Le Bourgeois gentilhomme de Molière/Lully, Denis Podalydès/Christophe Coin (Opéra Royal de Versailles)

Jusqu’au 19 juin 2022, Opéra Royal de Versailles
Denis Podalydès (mise en scène), Christophe Coin (direction musicale), Éric Ruf (scénographie), Stéphanie Daniel (lumières), Christian Lacroix (costumes)

Depuis sa création en 2012 à Lyon, la production de Denis Podalydès, metteur en scène et Christophe Coin directeur musical est devenue mythique. A l’occasion du Mois Molière, la quintessence du divertissement populaire revient à l’Opéra Royal de Versailles jusqu’au 19 juin 2022. Déjà piquant, les ors du Château qui l’a vu naitre en 1670 lui donnent une saveur supplémentaire. A rapprocher aussi du Molière et ses Musiques spectacle par les Arts Florissants les 25 & 26 juin.
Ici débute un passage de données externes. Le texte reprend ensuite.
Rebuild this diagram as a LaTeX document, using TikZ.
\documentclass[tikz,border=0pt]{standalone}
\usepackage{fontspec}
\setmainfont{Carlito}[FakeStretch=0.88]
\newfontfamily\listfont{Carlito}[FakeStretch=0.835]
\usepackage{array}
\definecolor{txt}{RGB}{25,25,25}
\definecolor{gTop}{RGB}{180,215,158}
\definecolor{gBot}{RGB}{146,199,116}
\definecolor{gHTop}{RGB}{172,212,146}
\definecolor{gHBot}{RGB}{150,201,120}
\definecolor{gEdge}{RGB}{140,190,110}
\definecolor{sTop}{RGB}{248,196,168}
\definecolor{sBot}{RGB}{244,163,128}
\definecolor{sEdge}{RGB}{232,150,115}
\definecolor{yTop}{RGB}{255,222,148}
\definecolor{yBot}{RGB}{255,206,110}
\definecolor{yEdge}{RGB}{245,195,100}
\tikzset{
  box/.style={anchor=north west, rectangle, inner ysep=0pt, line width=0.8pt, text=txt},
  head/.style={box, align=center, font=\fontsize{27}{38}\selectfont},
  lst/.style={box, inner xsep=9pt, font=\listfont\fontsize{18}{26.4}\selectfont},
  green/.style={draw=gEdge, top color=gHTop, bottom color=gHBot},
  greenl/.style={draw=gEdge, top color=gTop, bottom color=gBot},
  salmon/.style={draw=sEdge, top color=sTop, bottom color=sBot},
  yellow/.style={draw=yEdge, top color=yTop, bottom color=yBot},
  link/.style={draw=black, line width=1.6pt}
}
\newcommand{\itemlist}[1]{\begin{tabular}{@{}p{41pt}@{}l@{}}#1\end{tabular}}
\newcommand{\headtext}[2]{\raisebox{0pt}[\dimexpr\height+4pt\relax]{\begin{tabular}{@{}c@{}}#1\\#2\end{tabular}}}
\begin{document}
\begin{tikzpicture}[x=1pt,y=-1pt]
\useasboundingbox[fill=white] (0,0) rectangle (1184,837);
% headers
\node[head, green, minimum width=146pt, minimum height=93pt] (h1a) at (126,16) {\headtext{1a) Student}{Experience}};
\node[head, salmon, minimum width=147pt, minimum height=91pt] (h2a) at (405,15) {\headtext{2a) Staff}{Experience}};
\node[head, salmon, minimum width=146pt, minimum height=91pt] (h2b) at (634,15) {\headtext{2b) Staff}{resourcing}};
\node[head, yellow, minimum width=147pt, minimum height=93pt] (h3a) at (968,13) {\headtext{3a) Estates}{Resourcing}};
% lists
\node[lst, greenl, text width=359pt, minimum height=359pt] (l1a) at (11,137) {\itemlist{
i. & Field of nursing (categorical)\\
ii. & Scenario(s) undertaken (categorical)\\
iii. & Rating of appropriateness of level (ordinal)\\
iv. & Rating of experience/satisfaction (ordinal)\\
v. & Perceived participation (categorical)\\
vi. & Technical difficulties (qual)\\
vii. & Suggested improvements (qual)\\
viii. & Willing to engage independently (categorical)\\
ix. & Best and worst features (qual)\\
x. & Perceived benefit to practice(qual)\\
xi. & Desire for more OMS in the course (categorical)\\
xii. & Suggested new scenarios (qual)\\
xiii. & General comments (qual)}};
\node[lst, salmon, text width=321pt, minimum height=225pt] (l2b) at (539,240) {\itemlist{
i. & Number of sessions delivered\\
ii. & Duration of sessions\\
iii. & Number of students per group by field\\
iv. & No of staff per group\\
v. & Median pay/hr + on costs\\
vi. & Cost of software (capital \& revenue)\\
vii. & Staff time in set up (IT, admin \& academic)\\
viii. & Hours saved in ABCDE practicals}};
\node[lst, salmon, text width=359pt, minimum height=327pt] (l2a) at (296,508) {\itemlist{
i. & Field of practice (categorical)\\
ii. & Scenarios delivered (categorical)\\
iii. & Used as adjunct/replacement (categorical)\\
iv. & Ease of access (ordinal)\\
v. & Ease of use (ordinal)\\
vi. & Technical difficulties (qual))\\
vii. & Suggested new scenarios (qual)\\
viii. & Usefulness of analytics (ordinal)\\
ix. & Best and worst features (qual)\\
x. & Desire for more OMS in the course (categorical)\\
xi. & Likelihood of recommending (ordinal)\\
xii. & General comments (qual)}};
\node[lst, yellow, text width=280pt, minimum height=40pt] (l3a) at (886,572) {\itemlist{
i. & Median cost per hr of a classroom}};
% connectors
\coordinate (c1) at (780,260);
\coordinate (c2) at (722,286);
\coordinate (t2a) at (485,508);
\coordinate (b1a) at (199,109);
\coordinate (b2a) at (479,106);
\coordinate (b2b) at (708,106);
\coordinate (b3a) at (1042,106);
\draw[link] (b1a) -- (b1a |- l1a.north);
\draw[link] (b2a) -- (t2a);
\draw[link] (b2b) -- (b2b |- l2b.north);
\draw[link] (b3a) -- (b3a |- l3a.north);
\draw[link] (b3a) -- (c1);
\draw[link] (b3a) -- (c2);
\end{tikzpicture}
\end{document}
Retours aux sources de la Folle journée

Christian Lacroix a imaginé les coustumes du Bourgeois Gentilhomme de Podalydès Photo Pascal Victor

Quelle jubilation de retrouver ce Bourgeois quasiment dans son jus d’époque, même si l’Opéra royal n’existait pas à sa création en 1670 ! Les ors et stucs conviennent bien à ce spectacle en costumes et perruques du Grand siècle revisités par Christian Lacroix et instruments anciens joués par des musiciens sur scène. La mise en scène qui fuyait la mode d’une « relecture » en 2012 n’a du coup pas pris une ride : bien rodé et bien investie par une troupe en pleine maitrise du sujet, elle s’aguerrit même dans sa forme originale revendiquée de comédie ballet sur les notes de Jean-Baptiste Lully. Car la musique sur scène loin d’être un gadget, nourrie cette folie théâtrale lui donnant davantage de relief par l’ajout des ballets à tous les moments clés ; leçon de danse, sacre du Grand mamamouchi et du double mariage… L’inscription scénique des musiciens, des chanteurs et des danseurs dans le rythme incessant renforce l’unité euphorique de cette « folle journée ».
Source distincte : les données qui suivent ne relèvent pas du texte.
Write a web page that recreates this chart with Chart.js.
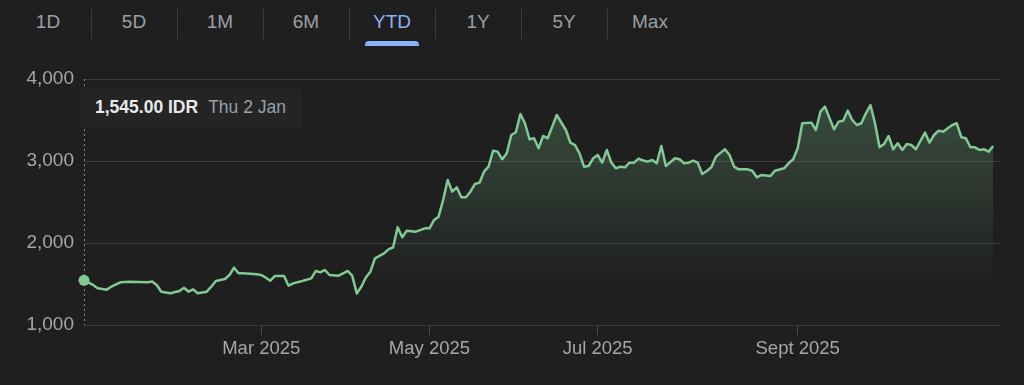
<!DOCTYPE html>
<html>
<head>
<meta charset="utf-8">
<script src="https://cdn.jsdelivr.net/npm/chart.js@4.4.1/dist/chart.umd.min.js"></script>
<style>
  html, body { margin: 0; padding: 0; background: #1f1f1f; }
  body { width: 1024px; height: 385px; position: relative; overflow: hidden; font-family: "Liberation Sans", Arial, sans-serif; }
  #tabs { position: absolute; left: 5px; top: 6px; height: 36px; display: flex; }
  .tab { width: 86px; height: 36px; line-height: 32px; text-align: center; font-size: 19px; color: #9aa0a6; position: relative; }
  .tab + .tab::before { content: ""; position: absolute; left: 0; top: 3px; height: 30px; border-left: 1px solid #3c3c3c; }
  .tab.on { color: #8ab4f8; }
  .tab.on::after { content: ""; position: absolute; left: 16px; right: 16px; top: 35px; height: 5px; background: #8ab4f8; border-radius: 4px 4px 0 0; }
  #chart { position: absolute; left: 0; top: 0; }
  #tip { position: absolute; left: 80px; top: 87px; width: 222px; height: 41px; background: #242424; border-radius: 4px;
         display: flex; align-items: center; padding-left: 15px; box-sizing: border-box; font-size: 17.5px; white-space: nowrap; }
  #tip .v { color: #e8eaed; font-weight: bold; margin-right: 10px; }
  #tip .d { color: #9aa0a6; }
</style>
</head>
<body>
<div id="tabs"></div>
<canvas id="chart" width="1024" height="385"></canvas>
<div id="tip"><span class="v"></span><span class="d"></span></div>
<script>
// range tabs
const ranges = ['1D', '5D', '1M', '6M', 'YTD', '1Y', '5Y', 'Max']
const activeRange = 'YTD'

// trading day index since 2 Jan 2025 and closing price (IDR)
const tradingDay = [0, 2, 3, 5, 6, 8, 10, 12, 14, 15, 16, 17, 19, 21, 22, 23, 24, 25, 27, 28, 29, 31, 32, 33, 34, 35, 38, 39, 40, 41, 42, 44, 45, 46, 48, 50, 51, 52, 53, 54, 56, 57, 58, 59, 60, 61, 62, 63, 64, 66, 67, 68, 69, 70, 71, 73, 75, 76, 77, 78, 79, 80, 81, 82, 83, 84, 85, 86, 87, 88, 89, 90, 91, 92, 93, 94, 95, 96, 97, 98, 99, 100, 101, 102, 103, 104, 106, 107, 108, 109, 110, 111, 112, 113, 114, 115, 116, 117, 118, 119, 120, 121, 122, 123, 124, 125, 126, 127, 128, 130, 131, 132, 133, 134, 135, 136, 137, 138, 139, 141, 142, 143, 144, 146, 147, 148, 149, 151, 152, 154, 155, 156, 157, 158, 160, 161, 162, 163, 164, 165, 166, 167, 168, 169, 170, 171, 172, 173, 174, 175, 176, 177, 178, 179, 180, 181, 182, 183, 185, 186, 187, 188, 189, 190, 191, 192, 193, 194, 195, 196, 197, 198, 199, 200]
const priceIdr = [1545, 1488, 1448, 1431, 1467, 1521, 1528, 1525, 1521, 1530, 1488, 1406, 1387, 1415, 1455, 1406, 1435, 1387, 1406, 1467, 1537, 1561, 1610, 1699, 1630, 1630, 1618, 1610, 1577, 1540, 1598, 1598, 1479, 1508, 1537, 1569, 1659, 1642, 1671, 1610, 1602, 1630, 1659, 1602, 1385, 1467, 1580, 1650, 1813, 1874, 1923, 1948, 2191, 2070, 2150, 2138, 2179, 2179, 2280, 2321, 2524, 2768, 2626, 2679, 2557, 2557, 2626, 2720, 2736, 2870, 2931, 3126, 3114, 3021, 3094, 3317, 3350, 3573, 3460, 3265, 3277, 3155, 3305, 3277, 3419, 3561, 3378, 3223, 3195, 3094, 2931, 2939, 3033, 3073, 2980, 3134, 2980, 2911, 2931, 2923, 2980, 2980, 3029, 3005, 2992, 3012, 2972, 3183, 2939, 3033, 3021, 2972, 2980, 3005, 2980, 2841, 2878, 2923, 3053, 3143, 3073, 2931, 2898, 2898, 2882, 2801, 2829, 2817, 2882, 2911, 2972, 3021, 3155, 3460, 3468, 3378, 3602, 3663, 3521, 3386, 3480, 3492, 3614, 3500, 3439, 3460, 3582, 3683, 3460, 3167, 3207, 3305, 3143, 3216, 3134, 3207, 3195, 3143, 3346, 3223, 3317, 3370, 3358, 3399, 3439, 3460, 3289, 3277, 3167, 3167, 3134, 3143, 3114, 3183]
const startDateLabel = 'Thu 2 Jan'

// axis ticks
const monthTickDay = [39, 76, 113, 157]
const monthTickLabel = ['Mar 2025', 'May 2025', 'Jul 2025', 'Sept 2025']
const priceTicks = [1000, 2000, 3000, 4000]

const tabs = document.getElementById('tabs')
ranges.forEach(r => {
  const d = document.createElement('div')
  d.className = 'tab' + (r === activeRange ? ' on' : '')
  d.textContent = r
  tabs.appendChild(d)
})

document.querySelector('#tip .v').textContent =
  priceIdr[0].toLocaleString('en-US', { minimumFractionDigits: 2 }) + ' IDR'
document.querySelector('#tip .d').textContent = startDateLabel

const green = '#81c995'
const labelColor = '#a4a7ab'
const labelFont = 'Liberation Sans'

// dotted marker line through the hovered (first) point
const startLine = {
  id: 'startLine',
  beforeDatasetsDraw(chart) {
    const p = chart.getDatasetMeta(0).data[0]
    const { top, bottom } = chart.chartArea
    const c = chart.ctx
    const x = Math.round(p.x) + 0.5
    c.save()
    c.strokeStyle = '#8a8a8a'
    c.lineWidth = 1
    c.setLineDash([2, 3])
    c.beginPath()
    c.moveTo(x, top)
    c.lineTo(x, bottom)
    c.stroke()
    c.restore()
  }
}

const grafico = new Chart(document.getElementById('chart'), {
  type: 'line',
  data: {
    datasets: [{
      data: tradingDay.map((d, i) => ({ x: d, y: priceIdr[i] })),
      borderColor: green,
      borderWidth: 2.5,
      borderJoinStyle: 'round',
      tension: 0,
      clip: false,
      fill: 'start',
      backgroundColor: ctx => {
        const area = ctx.chart.chartArea
        if (!area) return 'rgba(129,201,149,0.15)'
        const g = ctx.chart.ctx.createLinearGradient(0, area.top, 0, area.bottom - 40)
        g.addColorStop(0, 'rgba(129,201,149,0.30)')
        g.addColorStop(1, 'rgba(129,201,149,0)')
        return g
      },
      pointRadius: ctx => ctx.dataIndex === 0 ? 5.5 : 0,
      pointBackgroundColor: green,
      pointBorderWidth: 0
    }]
  },
  options: {
    responsive: false,
    animation: false,
    layout: { padding: { top: 79, right: 24, left: 0, bottom: 0 } },
    plugins: { legend: { display: false }, tooltip: { enabled: false } },
    scales: {
      x: {
        type: 'linear',
        min: 0,
        max: 201.5,
        afterBuildTicks: s => { s.ticks = monthTickDay.map(v => ({ value: v })) },
        afterFit: s => { s.height = 60 },
        ticks: {
          autoSkip: false,
          maxRotation: 0,
          padding: 3,
          color: labelColor,
          font: { family: labelFont, size: 18.5 },
          callback: v => monthTickLabel[monthTickDay.indexOf(v)]
        },
        grid: { drawOnChartArea: false, tickLength: 10, color: '#4a4a4a' },
        border: { display: false }
      },
      y: {
        min: 1000,
        max: 4000,
        afterBuildTicks: s => { s.ticks = priceTicks.map(v => ({ value: v })) },
        afterFit: s => { s.width = 84 },
        ticks: {
          padding: 10,
          color: labelColor,
          font: { family: labelFont, size: 19 },
          callback: v => v.toLocaleString('en-US')
        },
        grid: { drawTicks: false, color: '#3b3b3b' },
        border: { display: false }
      }
    }
  },
  plugins: [startLine]
})
</script>
</body>
</html>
Un Jourdain naïf et loufoque

Pascal Rénéric est un Monsieur Jourdain fidèle au poste, et au comique de situation Photo Pascal Victor

Pascal Rénéric est un Monsieur Jourdain fidèle au poste, et au comique de situation.  Il ne ménage ni son énergie ni les postures les plus humiliantes pour jouer toutes les nuances du ravi qui s’émerveille de tout, s’enthousiasme du moindre savoir du moment qu’il gonfle son étoffe d’aspirant noble, prêt à croire toutes et tous pour se hisser hors de son rang dans lequel le cantonne sa famille.
Autour de lui, se fédère une formidable troupe aux rôles multiples, pour embobiner le bourgeois et entrainer le spectateur à y croire, au premier degré. Chacun a sa mesure sait en rajouter quand il faut et laisser les autres pour mieux nous faire rire :  Julien Campani (Maître de musique, Dorante), Nicolas Orlando (Maître d’armes), Jean-Noël Brouté (Maître tailleur, Covielle), Manon Combes (Nicole), Bénédicte Guilbert (Dorimène), Francis Leplay (Maître de philosophie), Leslie Menu (Lucile) sans oublier une mention spéciale à Isabelle Candelier en Madame Jourdain qui est la seule à garder les pieds sur terre…

Ce cocktail enivrant de théâtre débridée, de menuets modernisés et d’arias envoutants interprétés par Romain Champion, Cécile Grangier, Marc Labonnette, Francisco Mañalich Chanteurs accompagnés par les solistes de l’Ensemble La Révérence est bien agité par Christophe Coin qui de son instrument veille à la qualité musicale.

Une feuille de route parfaitement respectée

Le Bourgeois Gentilhomme bénéficie d’une troupe soudée et complice Photo Pascal Victor

« Célébrer la réunion des arts (de la musique, du chant, de la danse, des armes et du théâtre qui les contient tous) dans une comédie dont le protagoniste est un ignorant parfait, voilà un sujet extraordinaire : celui qui a l’argent n’y connaît rien. » jubile lui aussi Denis Podalydès dans sa note d’intention, inscrite dans le programme.

Sa réussite au fil des ans illustre une nouvelle fois dans sa quintessence tonique, le paradoxe du théâtre vivant : toujours plus intemporel dans les ors d’un opéra, toujours plus actuel dans l’unité temporel classique, toujours plus décalé grâce aux recettes très vitaminées du dessin animé : en somme le divertissement populaire, dans le sens et le lieu les plus nobles du terme.
Il est temps de courir à Versailles pour profiter de cette mise en abime d’une œuvre et d’un lieu.